Re: Near Eastern origin of European cattle.

From: marktwainonice
Message: 47380
Date: 2007-02-10

--- In cybalist@yahoogroups.com, "tgpedersen" <tgpedersen@...> wrote:
>
>
> > > All the sources you mention are characteristically vague on
what
> > > defines a location as a center of domestication. The practical
> > > definition seems to be that for each race of cows, within its
area
> > > they have picked the place with the earliest archaeologically
> > > documented transition to farming as the center of
domestication
> > > for that race. And as I said, much of NEAsia is under-
investigated
> > > archaeologically. Therefore, Anatolia might have to give up
the
> > > prize one day.
> > >
>
> > That said, it is still *always* going to be either Anatolia or
South
> > Asia in the Indo-European world, as far deciding the issue of PIE
> > origin is concerned.
>
>
> Of course not. If an archaeological site with transition to
> stock-breeding earlier than that of the Anatolian ones is found
> somewhere on the Steppes between the Ukraine and China, that site
> automatically becomes the new assumed origin of domestication of
Bos
> Taurus.
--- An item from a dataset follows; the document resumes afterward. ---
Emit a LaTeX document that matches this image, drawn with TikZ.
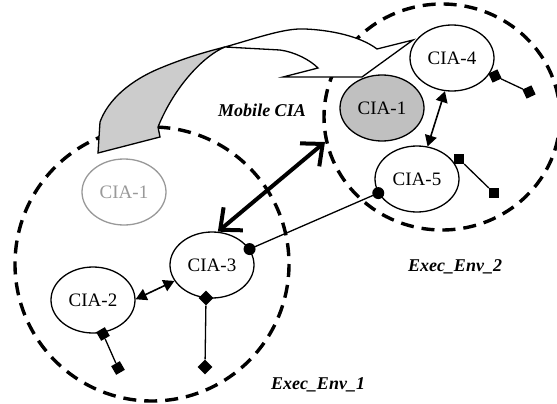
\documentclass[tikz,border=0pt]{standalone}
\usepackage{fontspec}
\setmainfont{Liberation Serif}
\usetikzlibrary{shapes.geometric,arrows.meta}
\definecolor{shapegray}{HTML}{CCCCCC}
\definecolor{nodegray}{HTML}{C0C0C0}
\definecolor{oldgray}{HTML}{999999}
\tikzset{
  envline/.style={line width=3.4pt, dash pattern=on 13pt off 8pt},
  cia/.style={ellipse, draw, line width=1.3pt, fill=white, minimum width=84pt, minimum height=66pt, inner sep=0pt, font=\fontsize{19}{22}\selectfont},
  lbl/.style={font=\fontsize{18}{21}\selectfont\bfseries\itshape},
  dotmark/.style={circle, fill=black, inner sep=0pt, minimum size=12pt},
  dia/.style={diamond, fill=black, inner sep=0pt, minimum width=15pt, minimum height=15pt},
  sqm/.style={rectangle, fill=black, inner sep=0pt, minimum size=10pt},
  conn/.style={line width=1.3pt},
  smallarrow/.style={line width=1.6pt, {Triangle[length=11pt,width=12pt]}-{Triangle[length=11pt,width=12pt]}},
  bigarrow/.style={line width=4pt, {Straight Barb[length=17pt,width=30pt]}-{Straight Barb[length=17pt,width=30pt]}}
}
\begin{document}
\begin{tikzpicture}[x=1pt,y=-1pt]
\useasboundingbox (0,0) rectangle (557,404);
% execution environments
\draw[envline] (152,264) ellipse [x radius=137, y radius=137];
\draw[envline] (442,117) ellipse [x radius=118, y radius=113];
% migration shape
\filldraw[fill=shapegray, line width=1.3pt] (98,153) -- (100,122)
  .. controls (108,100) and (130,80) .. (163,67)
  .. controls (185,58) and (205,52) .. (225,47)
  .. controls (205,55) and (175,85) .. (158,127) -- (160,137) -- cycle;
\filldraw[fill=white, line width=1.3pt] (225,47)
  .. controls (260,37) and (285,28) .. (305,29)
  .. controls (330,30) and (360,36) .. (377,49) -- (413,40) -- (362,77) -- (283,77) -- (318,68)
  .. controls (310,60) and (295,52) .. (280,50) -- cycle;
% nodes
\node[cia, draw=oldgray, text=oldgray] (old1) at (124,192) {CIA-1};
\node[cia, fill=nodegray] (cia1) at (382,108) {CIA-1};
\node[cia] (cia4) at (452,58) {CIA-4};
\node[cia] (cia5) at (417,179) {CIA-5};
\node[cia] (cia3) at (212,265) {CIA-3};
\node[cia] (cia2) at (93,300) {CIA-2};
% labels
\node[lbl] (mob) at (262,110) {Mobile CIA};
\node[lbl] (env2) at (455,267) {Exec\_Env\_2};
\node[lbl] (env1) at (318,385) {Exec\_Env\_1};
% big migration arrow
\coordinate (mtip) at (325,142);
\draw[bigarrow] (cia3.80) -- (mtip);
% interaction arrows
\draw[smallarrow] (cia4.258) -- (cia5.72);
\draw[smallarrow] (cia2.1) -- (cia3.203);
% connector CIA-3 -- CIA-5
\draw[conn] (cia3.23) -- (cia5.200);
\node[dotmark] (d3) at (cia3.23) {};
\node[dotmark] (d5) at (cia5.200) {};
% stubs
\node[dia] (p3a) at (206,298) {};
\node[dia] (p3b) at (205,367) {};
\draw[conn] (p3a) -- (p3b);
\node[sqm, rotate=30] (p2a) at (103,334) {};
\node[sqm, rotate=30] (p2b) at (118,368) {};
\draw[conn] (p2a) -- (p2b);
\node[sqm, rotate=25] (p4a) at (495,76) {};
\node[sqm, rotate=25] (p4b) at (529,92) {};
\draw[conn] (p4a) -- (p4b);
\node[sqm] (p5a) at (459,159) {};
\node[sqm] (p5b) at (494,193) {};
\draw[conn] (p5a) -- (p5b);
\end{tikzpicture}
\end{document}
And on the origin of cereals, none of your sources seem to
be
> aware that the European and East Asian varieties of millet are
> identical. Obvious that didn't come out of Anatolia.
> Torsten

To interject myself here, looking at the cultural IE context, since
IE people did not divinize cattle (unlike Middle Easterners,
Egyptians, and South Asians), but quite clearly knew about them at
the PIE state, looking towards Anatolia as the site for introduction
of domestic cattle into Europe is not improbable.